Just as so many humans learn to cook by watching YouTube videos, so are robots. Scientists at the University of Maryland  and NICTA, Australia, are developing ways to make cooking robots by having them watch YouTube videos.

The main idea behind making cooking robots is simplifying normally complicated actions. Humans have the ability to manipulate their tools, such as using a knife for countless different kitchen tasks, whereas robots, so far, have a limited range of movement. The scientists want to make it so that all of the common actions used in the kitchen, such as stirring, pouring, twisting, and so on, can be done using claws or pincers, or even with the Versaball, or universal graspers.
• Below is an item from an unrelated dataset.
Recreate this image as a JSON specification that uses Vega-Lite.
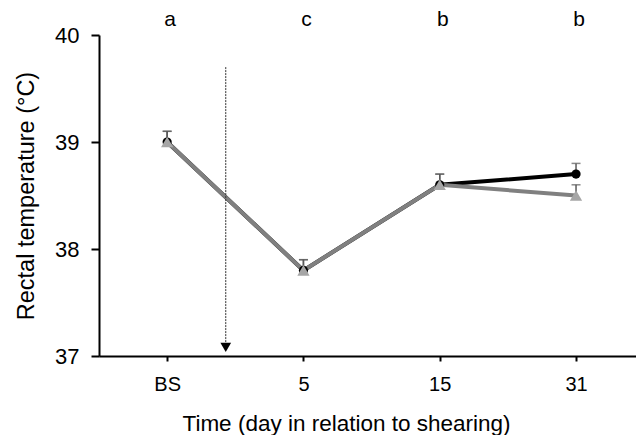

Then comes the trouble of how to teach the robot to cook in the first place. The initial thought was to program the robot directly, and another was to use motion capture gloves or hand trackers to record the needed motions. The decision ultimately came down to finding a way to have a robot teach itself – through YouTube

Scientists at the University of Maryland are working on ways for the cooking robots to learn how to study human actions through these videos, and then turn them into commands that the machines are able to duplicate. The difficult part with this is that YouTube videos are unpredictable, unlike videos specifically made for machines. Between backgrounds, lightning, and other variables, there are a lot of specifics for scientists to account for.

By breaking down the movements seen in the video through Convolutional Neural Network (CNN) based recognition modules, robots can simultaneously work out what kind of grip the chef is using to do the action, and at the same time learn how the hand moves and what it’s doing. The scientists are aiming to classify different cooking scenarios and then gradually break them down further and more directly so that the robot knows, each time, exactly what to do. It will take a while, but those involved plan to turn each movement into numbers and data, which makes a learning robot a more plausible scenario.